Ameron International Corporation (NYSE:AMN) announced today that it intends to hold a special meeting of stockholders on Wednesday, October 5, 2011, and that it will establish a record date of Tuesday, September 6, 2011, for the meeting. The purpose of the special meeting is to consider and vote on proposals related to the previously announced agreement and plan of merger, dated as of July 1, 2011, by and among Ameron, National Oilwell Varco, Inc. (NOV), and a subsidiary of NOV. Under the terms of the merger agreement, Ameron will be acquired by the subsidiary of NOV in an all-cash transaction in which Ameron stockholders will receive $85.00 for each share of common stock.

Ameron is a multinational manufacturer of highly-engineered products and materials for the chemical, industrial, energy, transportation and infrastructure markets. Ameron is a leading producer of fiberglass-composite pipe for transporting oil, chemicals and corrosive fluids, and specialized materials and products used in infrastructure projects, such as poles and construction materials in Hawaii. Ameron is also a leading provider of water transmission lines and fabricated steel products, such as wind towers. Ameron operates businesses in North America, South America, Europe and Asia, has a presence through affiliated companies in the Middle East, and has approximately 2,900 employees and 25 manufacturing locations on a worldwide basis.

Statements made in this press release that are forward-looking in nature are intended to be “forward-looking statements” within the meaning of the Private Securities Litigation Reform Act of 1995. Such statements relate to a variety of matters, including but not limited to statements that are not purely statements of historical fact. These forward-looking statements are made on the basis of the current beliefs, expectations and assumptions of the management of Ameron and are subject to significant risks and uncertainty. Readers are cautioned not to place undue reliance on any such forward-looking statements. All such forward-looking statements speak only as of the date they are made, and, except as required by law, Ameron does not undertake any obligation to update or revise these statements, whether as a result of new information, future events or otherwise.
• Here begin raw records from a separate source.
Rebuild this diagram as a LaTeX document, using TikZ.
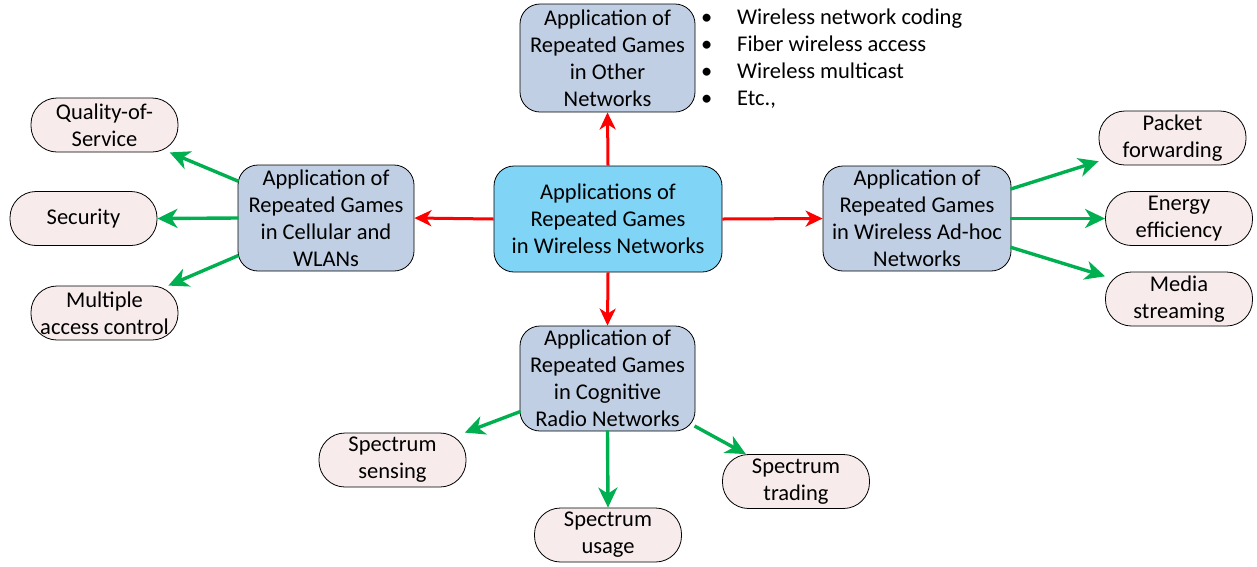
\documentclass[tikz,border=0pt]{standalone}
\usepackage{fontspec}
\setmainfont{Carlito}
\usetikzlibrary{arrows.meta}
\definecolor{centerblue}{RGB}{128,212,246}
\definecolor{parentblue}{RGB}{192,207,227}
\definecolor{leafpink}{RGB}{247,235,235}
\definecolor{arrowgreen}{RGB}{0,176,80}
\definecolor{arrowred}{RGB}{255,0,0}
\tikzset{
  txt/.style={font=\fontsize{22.5}{27}\selectfont, align=center, inner sep=0pt},
  hub/.style={txt, draw=black, line width=0.8pt, rounded corners=20pt, fill=centerblue, minimum width=228pt, minimum height=106pt},
  parent/.style={txt, draw=black, line width=0.8pt, rounded corners=20pt, fill=parentblue, minimum height=106pt},
  leaf/.style={txt, draw=black, line width=0.8pt, rounded corners=26pt, fill=leafpink, minimum width=147pt, minimum height=54pt},
  redarrow/.style={draw=arrowred, line width=3pt, -{Stealth[length=17pt,width=16pt,inset=5pt]}},
  greenarrow/.style={draw=arrowgreen, line width=3.4pt, -{Stealth[length=20pt,width=19pt,inset=6pt]}, shorten <=-1pt},
  bullettxt/.style={font=\fontsize{22.5}{27}\selectfont, inner sep=0pt, anchor=base west}
}
\begin{document}
\begin{tikzpicture}[x=1pt,y=-1pt]
\useasboundingbox (0,0) rectangle (1257,566);
% hub and parents
\node[hub] (hub) at (608,219) {Applications of\\Repeated Games\\in Wireless Networks};
\node[parent, minimum width=175pt, minimum height=108pt] (top) at (607.5,58) {Application of\\Repeated Games\\in Other\\Networks};
\node[parent, minimum width=176pt] (left) at (326,218) {Application of\\Repeated Games\\in Cellular and\\WLANs};
\node[parent, minimum width=188pt, minimum height=105pt] (right) at (917,218.5) {Application of\\Repeated Games\\in Wireless Ad-hoc\\Networks};
\node[parent, minimum width=175pt, minimum height=105pt] (bottom) at (607.5,378.5) {Application of\\Repeated Games\\in Cognitive\\Radio Networks};
% leaves
\node[leaf] (qos) at (104.5,125) {Quality-of-\\Service};
\node[leaf] (sec) at (83.5,218.5) {Security};
\node[leaf] (mac) at (104.5,313) {Multiple\\access control};
\node[leaf] (pkt) at (1172.5,138) {Packet\\forwarding};
\node[leaf] (eng) at (1179,218.5) {Energy\\efficiency};
\node[leaf] (med) at (1179,299) {Media\\streaming};
\node[leaf] (sens) at (392.5,460) {Spectrum\\sensing};
\node[leaf] (usage) at (608,535) {Spectrum\\usage};
\node[leaf] (trade) at (796,481.5) {Spectrum\\trading};
% bullet list
\node[bullettxt] (b1) at (701,24.5) {\textbullet};
\node[bullettxt] (l1) at (737,24.5) {Wireless network coding};
\node[bullettxt] (b2) at (701,51.5) {\textbullet};
\node[bullettxt] (l2) at (737,51.5) {Fiber wireless access};
\node[bullettxt] (b3) at (701,78.5) {\textbullet};
\node[bullettxt] (l3) at (737,78.5) {Wireless multicast};
\node[bullettxt] (b4) at (701,105.5) {\textbullet};
\node[bullettxt] (l4) at (737,105.5) {Etc.,};
% red arrows
\draw[redarrow] (hub.north) -- (top.south);
\draw[redarrow] (hub.west) -- (left.east);
\draw[redarrow] (hub.east) -- (right.west);
\draw[redarrow] (hub.south) -- (bottom.north);
% green arrows
\draw[greenarrow] (left) -- (qos);
\draw[greenarrow] (left.west) -- (sec.east);
\draw[greenarrow] (left) -- (mac);
\draw[greenarrow] (right) -- (pkt);
\draw[greenarrow] (right.east) -- (eng.west);
\draw[greenarrow] (right) -- (med);
\draw[greenarrow] (bottom) -- (sens);
\draw[greenarrow] (bottom.south) -- (usage.north);
\draw[greenarrow] (bottom) -- (trade);
\end{tikzpicture}
\end{document}
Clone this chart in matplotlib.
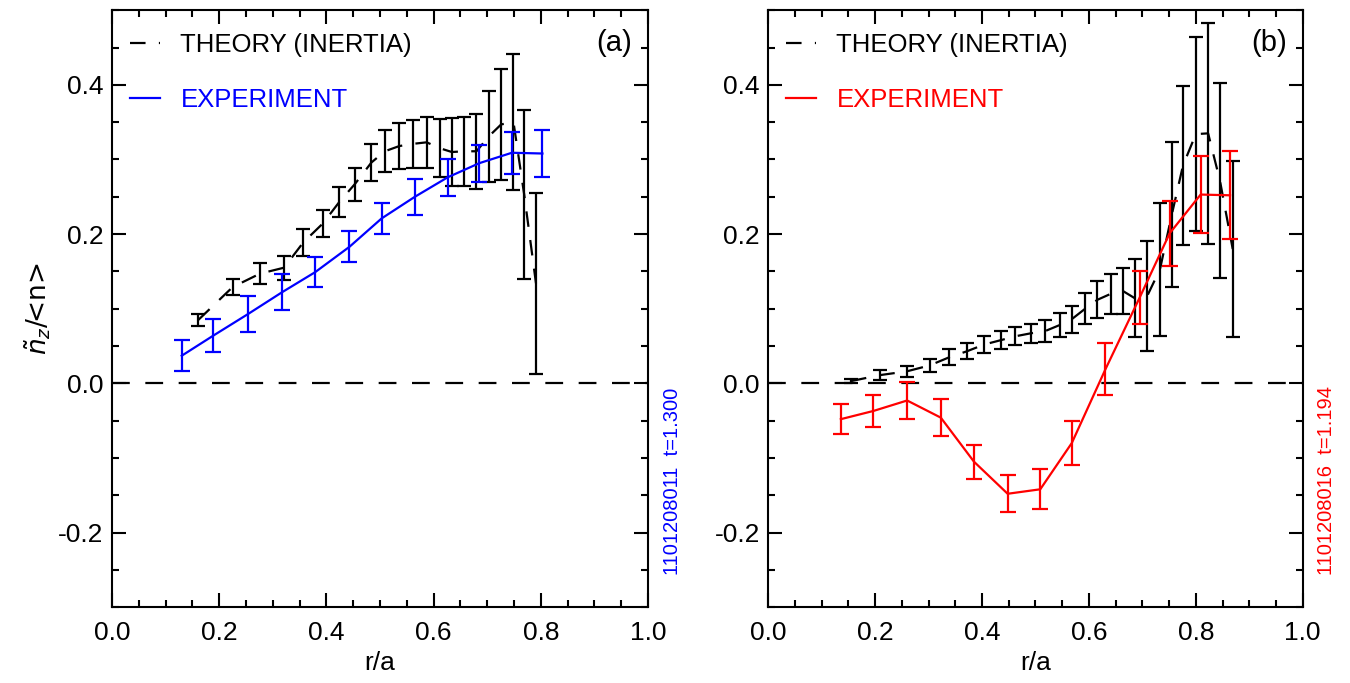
# n_z fluctuation profiles: theory vs experiment, two shots

import matplotlib
matplotlib.use("Agg")
import matplotlib.pyplot as plt
from matplotlib.ticker import MultipleLocator

plt.rcParams['font.family'] = ['Liberation Sans', 'DejaVu Sans']
plt.rcParams['mathtext.fontset'] = 'dejavusans'

# panel (a) shot 1101208011
ra_th_a = [0.161, 0.225, 0.276, 0.321, 0.357, 0.393, 0.424, 0.453, 0.484, 0.509, 0.536,
           0.562, 0.587, 0.612, 0.634, 0.657, 0.680, 0.703, 0.726, 0.749, 0.769, 0.791]
th_a = [0.085, 0.129, 0.147, 0.155, 0.189, 0.214, 0.243, 0.267, 0.296, 0.311, 0.318,
        0.321, 0.323, 0.315, 0.310, 0.311, 0.311, 0.331, 0.347, 0.350, 0.253, 0.134]
th_a_err = [0.008, 0.011, 0.014, 0.016, 0.018, 0.018, 0.020, 0.022, 0.025, 0.028, 0.031,
            0.032, 0.034, 0.039, 0.045, 0.046, 0.050, 0.061, 0.074, 0.091, 0.113, 0.121]
ra_exp_a = [0.130, 0.189, 0.254, 0.317, 0.379, 0.443, 0.503, 0.565, 0.626, 0.685, 0.746, 0.803]
exp_a = [0.037, 0.064, 0.093, 0.122, 0.149, 0.183, 0.221, 0.250, 0.276, 0.295, 0.309, 0.308]
exp_a_err = [0.021, 0.022, 0.024, 0.024, 0.020, 0.021, 0.021, 0.024, 0.025, 0.025, 0.028, 0.031]

# panel (b) shot 1101208016
ra_th_b = [0.155, 0.209, 0.259, 0.302, 0.339, 0.372, 0.404, 0.436, 0.462, 0.491, 0.518, 0.545, 0.568,
           0.593, 0.616, 0.641, 0.663, 0.686, 0.709, 0.733, 0.755, 0.776, 0.800, 0.823, 0.845, 0.869]
th_b = [0.003, 0.011, 0.016, 0.024, 0.035, 0.043, 0.052, 0.058, 0.063, 0.067, 0.070, 0.078, 0.086,
        0.100, 0.112, 0.120, 0.124, 0.114, 0.117, 0.153, 0.226, 0.292, 0.334, 0.335, 0.272, 0.180]
th_b_err = [0.003, 0.007, 0.007, 0.009, 0.011, 0.011, 0.012, 0.012, 0.012, 0.013, 0.015, 0.016, 0.018,
            0.021, 0.025, 0.027, 0.031, 0.052, 0.074, 0.089, 0.097, 0.107, 0.130, 0.148, 0.131, 0.118]
ra_exp_b = [0.136, 0.197, 0.260, 0.323, 0.385, 0.448, 0.509, 0.568, 0.631, 0.695, 0.751, 0.809, 0.864]
exp_b = [-0.048, -0.037, -0.023, -0.046, -0.105, -0.148, -0.142, -0.080, 0.019, 0.115, 0.201, 0.253, 0.252]
exp_b_err = [0.020, 0.022, 0.025, 0.025, 0.023, 0.025, 0.027, 0.030, 0.035, 0.036, 0.044, 0.051, 0.059]

panels = [
    (ra_th_a, th_a, th_a_err, ra_exp_a, exp_a, exp_a_err, 'blue', '(a)', '1101208011  t=1.300'),
    (ra_th_b, th_b, th_b_err, ra_exp_b, exp_b, exp_b_err, 'red', '(b)', '1101208016  t=1.194'),
]

FS = 19
LFS = 18.5
fig = plt.figure(figsize=(13.5, 6.83), dpi=100)
axes = [fig.add_axes([0.083, 0.111, 0.397, 0.874]),
        fig.add_axes([0.569, 0.111, 0.396, 0.874])]

for ax, (rt, t, te, rx, x, xe, col, tag, shot) in zip(axes, panels):
    ax.axhline(0.0, color='black', lw=1.6, dashes=[8, 7])
    ax.errorbar(rt, t, yerr=te, fmt='none', ecolor='black', elinewidth=1.6, capsize=5, capthick=1.6)
    ax.plot(rt, t, color='black', lw=1.6, dashes=[7, 6], label='THEORY (INERTIA)')
    ax.errorbar(rx, x, yerr=xe, fmt='none', ecolor=col, elinewidth=1.6, capsize=6, capthick=1.6)
    ax.plot(rx, x, color=col, lw=1.6, label='EXPERIMENT')

    ax.set_xlim(0, 1)
    ax.set_ylim(-0.3, 0.5)
    ax.xaxis.set_major_locator(MultipleLocator(0.2))
    ax.xaxis.set_minor_locator(MultipleLocator(0.05))
    ax.yaxis.set_major_locator(MultipleLocator(0.2))
    ax.yaxis.set_minor_locator(MultipleLocator(0.05))
    ax.xaxis.set_major_formatter(lambda v, p: f"{v:.1f}")
    ax.yaxis.set_major_formatter(lambda v, p: f"{v:.1f}")
    ax.tick_params(which='both', direction='in', top=True, right=True, width=1.5, labelsize=FS)
    ax.tick_params(which='major', length=10)
    ax.tick_params(which='minor', length=5)
    ax.tick_params(axis='x', pad=10)
    ax.tick_params(axis='y', pad=6)
    for s in ax.spines.values():
        s.set_linewidth(1.5)
    ax.set_xlabel('r/a', fontsize=FS, labelpad=4)

    ax.legend(loc='upper left', bbox_to_anchor=(0.034, 0.962), frameon=False, fontsize=LFS,
              borderpad=0, borderaxespad=0, handlelength=1.17, handletextpad=0.78,
              labelspacing=1.2, labelcolor=['black', col])
    ax.text(0.97, 0.945, tag, transform=ax.transAxes, ha='right', va='center', fontsize=21)
    ax.text(1.045, 0.054, shot, transform=ax.transAxes, rotation=90, ha='center', va='bottom',
            fontsize=14.5, color=col)

axes[0].set_ylabel(r'$\tilde{n}_z$/<n>', fontsize=FS, family='DejaVu Sans', labelpad=4)

fig.savefig('out.png', dpi=100)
Factors that could cause actual results to differ materially from the forward-looking statements contained herein include, but are not limited to: potential adverse reactions or changes to business relationships resulting from the announcement or completion of the proposed transaction; unexpected costs, charges or expenses resulting from the proposed transaction; litigation or adverse judgments relating to the proposed transaction; risks relating to the consummation of the contemplated transaction, including the risk that the required stockholder approval might not be obtained in a timely manner or at all or that other closing conditions will not be satisfied; the occurrence of any other event, change or circumstance that could give rise to a termination of the merger agreement; any difficulties associated with requests or directions from governmental authorities resulting from their reviews of the transaction; and any changes in general economic and/or industry-specific conditions. Additional factors that could cause actual results to differ materially from those described in the forward-looking statements are set forth in the documents filed by Ameron with the Securities and Exchange Commission (the “SEC”), including Ameron’s Annual Report on Form 10-K for the fiscal year ended November 30, 2010 and its Quarterly Reports on Form 10-Q for the fiscal quarters ended February 27 and May 29, 2011, which identify significant risk factors which could cause actual results to differ from those contained in the forward-looking statements.


In connection with the proposed transaction, Ameron filed a preliminary proxy statement with the SEC on August 16, 2011. When completed, a definitive proxy statement and a form of proxy will be filed with the SEC and mailed to the Ameron stockholders of record as of September 6, 2011. BEFORE MAKING ANY VOTING DECISION, AMERON STOCKHOLDERS ARE URGED TO READ THE PRELIMINARY PROXY STATEMENT AND, WHEN AVAILABLE, THE DEFINITIVE PROXY STATEMENT CAREFULLY BECAUSE THESE PROXY STATEMENTS WILL CONTAIN IMPORTANT INFORMATION ABOUT THE PROPOSED TRANSACTION. The preliminary proxy statement, the definitive proxy statement (when available) and other documents incorporated by reference in the proxy statement will be available free of charge at the SEC’s website at, or by directing a request to either Ameron International Corporation, 245 South Los Robles Avenue, Pasadena, California 91101 Attention: Secretary, or our proxy solicitor, Morrow & Co., LLC by telephone at (800) 662-5200 (toll-free) or via email at

Ameron and its directors and officers may be deemed participants in the solicitation of proxies in connection with the proposed transaction. Information about the directors and executive officers of Ameron is set forth in Ameron’s most recent definitive proxy statement, which was filed with the SEC on February 28, 2011. Certain directors and executive officers of Ameron may have direct or indirect interests in the proposed transaction that may be different from those of Ameron’s stockholders generally. Investors may obtain additional information regarding such interests by reading the proxy statement and other relevant documents that Ameron will file with the SEC when they become available.